After Yang (2022)

Columbus, the debut feature from writer/director Kogonada, was so quietly self-assured that I figured I knew what to expect from his sophomore effort After Yang. Carefully composed framing, slow-but-steady pacing, and a general construction so precise that it borders on the architectural (and not just because Columbus was partly about architecture) — these are the hallmarks I readied myself for in After Yang, which premiered last week at the Sundance Film Festival.

…so an opening that included the year’s flashiest techno dance sequence could very much be called a surprise. Based on Alexander Weinstein’s 2016 short story Saying Goodbye to Yang, Kogonada’s second feature is definitely the work of a director trying to reach farther, trying to push out beyond the bounds of his finely-calibrated debut. It’s an admirable and exciting endeavor, and After Yang would be disappointing if it adopted the personality of Columbus. In certain respects — see: techno dance sequence — this endeavor is a success. But After Yang is a bit disappointing in other ways, even if only in falling short of the high bar Kogonada set for himself.
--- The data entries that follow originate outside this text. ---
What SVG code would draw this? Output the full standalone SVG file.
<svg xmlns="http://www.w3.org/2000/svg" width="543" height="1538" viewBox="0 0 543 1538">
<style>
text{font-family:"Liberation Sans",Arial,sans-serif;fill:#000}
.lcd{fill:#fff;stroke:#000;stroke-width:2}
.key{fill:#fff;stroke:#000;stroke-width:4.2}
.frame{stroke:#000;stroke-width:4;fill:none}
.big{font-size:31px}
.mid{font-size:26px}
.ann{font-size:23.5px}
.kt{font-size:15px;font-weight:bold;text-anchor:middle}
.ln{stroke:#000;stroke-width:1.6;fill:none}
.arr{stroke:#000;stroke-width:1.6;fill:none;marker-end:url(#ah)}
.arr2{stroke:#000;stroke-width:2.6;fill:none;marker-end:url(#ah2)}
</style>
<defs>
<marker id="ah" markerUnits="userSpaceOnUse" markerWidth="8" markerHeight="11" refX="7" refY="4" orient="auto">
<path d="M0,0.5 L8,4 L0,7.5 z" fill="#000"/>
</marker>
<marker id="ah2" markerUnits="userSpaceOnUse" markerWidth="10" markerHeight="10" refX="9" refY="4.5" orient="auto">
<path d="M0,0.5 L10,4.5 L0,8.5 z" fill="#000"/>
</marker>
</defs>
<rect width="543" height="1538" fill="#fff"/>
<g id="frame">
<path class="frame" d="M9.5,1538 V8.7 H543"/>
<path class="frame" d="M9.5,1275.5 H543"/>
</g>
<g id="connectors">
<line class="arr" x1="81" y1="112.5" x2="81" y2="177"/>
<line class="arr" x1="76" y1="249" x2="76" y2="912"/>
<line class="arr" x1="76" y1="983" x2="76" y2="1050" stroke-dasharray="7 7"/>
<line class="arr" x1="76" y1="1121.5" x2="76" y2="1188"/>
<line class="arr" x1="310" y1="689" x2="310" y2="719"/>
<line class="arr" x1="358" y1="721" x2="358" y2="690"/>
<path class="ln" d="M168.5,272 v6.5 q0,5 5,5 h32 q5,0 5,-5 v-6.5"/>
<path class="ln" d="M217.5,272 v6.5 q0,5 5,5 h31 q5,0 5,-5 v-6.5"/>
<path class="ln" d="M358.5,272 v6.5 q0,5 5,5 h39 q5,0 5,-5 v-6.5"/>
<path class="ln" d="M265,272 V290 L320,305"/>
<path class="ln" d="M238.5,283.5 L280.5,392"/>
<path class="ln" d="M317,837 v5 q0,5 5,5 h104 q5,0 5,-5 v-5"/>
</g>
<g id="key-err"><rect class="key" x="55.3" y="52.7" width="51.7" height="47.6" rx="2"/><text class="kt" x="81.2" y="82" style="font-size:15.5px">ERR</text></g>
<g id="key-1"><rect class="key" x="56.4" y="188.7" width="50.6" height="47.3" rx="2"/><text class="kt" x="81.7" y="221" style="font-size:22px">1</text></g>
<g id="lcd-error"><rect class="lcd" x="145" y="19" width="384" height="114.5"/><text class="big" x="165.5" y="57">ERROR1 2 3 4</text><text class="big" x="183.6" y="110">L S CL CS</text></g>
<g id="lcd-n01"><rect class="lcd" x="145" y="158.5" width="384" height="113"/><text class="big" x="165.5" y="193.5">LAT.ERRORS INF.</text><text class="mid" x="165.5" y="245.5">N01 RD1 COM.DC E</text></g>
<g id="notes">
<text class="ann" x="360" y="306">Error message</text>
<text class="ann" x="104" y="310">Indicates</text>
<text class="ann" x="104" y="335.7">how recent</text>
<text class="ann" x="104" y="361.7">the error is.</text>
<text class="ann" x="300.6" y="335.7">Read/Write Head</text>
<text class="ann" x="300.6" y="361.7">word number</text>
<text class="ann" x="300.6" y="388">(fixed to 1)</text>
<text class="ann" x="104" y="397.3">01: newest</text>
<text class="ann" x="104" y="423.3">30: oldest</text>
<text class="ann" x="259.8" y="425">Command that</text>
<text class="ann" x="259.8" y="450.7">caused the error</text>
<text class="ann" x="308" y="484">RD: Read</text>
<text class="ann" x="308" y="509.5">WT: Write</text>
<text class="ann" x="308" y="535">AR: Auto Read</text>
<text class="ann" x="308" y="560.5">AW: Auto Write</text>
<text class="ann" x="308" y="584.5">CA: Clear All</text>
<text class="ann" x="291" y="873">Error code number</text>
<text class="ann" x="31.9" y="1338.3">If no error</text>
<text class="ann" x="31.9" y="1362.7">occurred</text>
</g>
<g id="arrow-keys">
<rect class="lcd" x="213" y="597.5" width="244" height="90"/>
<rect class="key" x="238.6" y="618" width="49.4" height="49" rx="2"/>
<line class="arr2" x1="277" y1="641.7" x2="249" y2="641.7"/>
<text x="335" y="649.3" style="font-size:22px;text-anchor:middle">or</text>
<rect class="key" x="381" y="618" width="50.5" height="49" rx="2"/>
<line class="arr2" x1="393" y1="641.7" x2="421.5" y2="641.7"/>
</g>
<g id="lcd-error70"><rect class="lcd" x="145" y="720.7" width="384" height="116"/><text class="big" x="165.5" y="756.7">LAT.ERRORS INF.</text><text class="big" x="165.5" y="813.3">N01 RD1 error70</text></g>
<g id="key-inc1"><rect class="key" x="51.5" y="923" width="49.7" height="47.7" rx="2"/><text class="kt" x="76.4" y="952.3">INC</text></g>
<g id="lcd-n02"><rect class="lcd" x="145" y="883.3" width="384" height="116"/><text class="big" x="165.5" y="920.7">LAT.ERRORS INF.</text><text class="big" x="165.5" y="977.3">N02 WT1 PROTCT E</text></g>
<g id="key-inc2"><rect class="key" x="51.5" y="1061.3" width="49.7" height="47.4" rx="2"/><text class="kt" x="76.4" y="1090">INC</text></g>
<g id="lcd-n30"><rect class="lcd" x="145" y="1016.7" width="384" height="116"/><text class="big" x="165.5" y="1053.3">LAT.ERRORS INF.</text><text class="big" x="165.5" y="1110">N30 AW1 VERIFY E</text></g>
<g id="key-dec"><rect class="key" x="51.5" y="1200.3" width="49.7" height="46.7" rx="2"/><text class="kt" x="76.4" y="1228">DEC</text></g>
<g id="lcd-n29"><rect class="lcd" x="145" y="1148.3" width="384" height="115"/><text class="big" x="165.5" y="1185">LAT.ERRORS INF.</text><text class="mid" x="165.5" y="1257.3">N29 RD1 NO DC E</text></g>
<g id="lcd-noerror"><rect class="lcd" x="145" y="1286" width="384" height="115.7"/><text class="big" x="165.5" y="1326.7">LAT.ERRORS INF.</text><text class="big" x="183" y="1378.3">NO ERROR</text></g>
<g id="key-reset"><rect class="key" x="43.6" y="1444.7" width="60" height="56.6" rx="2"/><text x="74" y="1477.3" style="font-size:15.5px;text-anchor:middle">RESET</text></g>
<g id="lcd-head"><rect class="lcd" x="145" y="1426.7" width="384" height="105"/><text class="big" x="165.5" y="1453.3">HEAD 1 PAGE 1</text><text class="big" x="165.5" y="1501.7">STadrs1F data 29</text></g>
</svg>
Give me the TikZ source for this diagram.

As is commonly the case with sophomore features by those who’ve found fledgeling success in cinema, the caliber of the actors is the most superficial advancement here. Colin Farrell, of late, has been that great brand of A-lister who seems to have time for the trivial action shit you’d expect — Fantastic Beasts, Ava, the abysmal Total Recall remake — but also a lot of auteur-driven films, like Sofia Coppola’s The Beguiled and Yorgos Lanthimos’s one-two punch of The Lobster and The Killing of a Sacred Deer. Here, Farrell and Jodie Turner-Smith play father and mother to the young Mika (Malea Emma Tjandrawidjaja), adopted from China. The family also includes Yang (Justin H. Min), a robot programmed to help care for Mika as an older brother figure. Once Yang’s “demise” kicks off the events of film, Farrell’s Jake effectively becomes the main character.

There are a few small moments from Farrell worth mentioning (more in a moment), but it’s Mika and Yang himself that really comprise the soul of this film. Tjandrawidjaja and Min give a pair of absolutely electric performances, the former impressive for Tjandrawidjaja’s tender age (10) and the latter for just how believable Yang is as a sentient robot. One of the film’s best scenes shows just how important Yang was to Mika, acting as a cultural guide, an older brother and at times a full-fledged parent. After Yang loses a step when Farrell takes the reins, not because his performance is flat, but simply because we happen to now be following the least interesting of the available characters.

Of course, maybe that’s part of the point: we feel Yang’s absence. In Moonlight, Mahershala Ali’s absence for the majority of the runtime is exacerbated by the immensity of his presence in the first of the film’s three parts. Yang works much the same way here, except we can still see Yang, his lifeless android body splayed open in a chop shop. The moral quandaries raised by the “death” of this robotic familial position After Yang squarely as hard sci-fi, a thinker in the vein of Alex Garland’s efforts of late (Ex Machina, Annihilation, Devs). But as a whole there’s a certain energy lacking, little to carry you from buzzy high to buzzy high.

Those highs aren’t necessarily moments of explicit action, either (besides the bangin’ dance sequence). As Jake virtually walks through Yang’s memories, the most striking aspect of the android’s experience lies in the appreciation of small things. Jake himself seems to have appreciated this about the world at one point — he’s a tea purveyor, and speaks eloquently on the allure of the process of tea — but forgot it along the way. Parenting Mika proved a challenge, hence Yang’s enlistment in the first place, but perhaps Jake never got back to that appreciation of life. The dance goes on, you see, night after night. But one of the film’s most elegant moments sees Jake walking outside in the light rain, eyes closed, face to the sky. In the context of what Jake’s just experienced in Yang’s memories, the misty rain drips down the face of a man who’s just remembered how beautiful small moments can be.

“What a caterpillar calls the end, the rest of the world calls a butterfly.” Yang himself relays this saying about death, whether or not a machine built to dispense cold facts from an archived library can actually comprehend it. After Yang does indeed comprehend the ramifications of such conundrums, and it engages with these lofty ideas all while championing something as small as a light afternoon rain. A little more action in the telling might have befit Yang in a way that would likely have been at odds with Columbus, but again, as this qualm is mostly pitting Kogonada against himself, perhaps it’s not really a qualm at all. Perhaps the rest of the world calls it something else.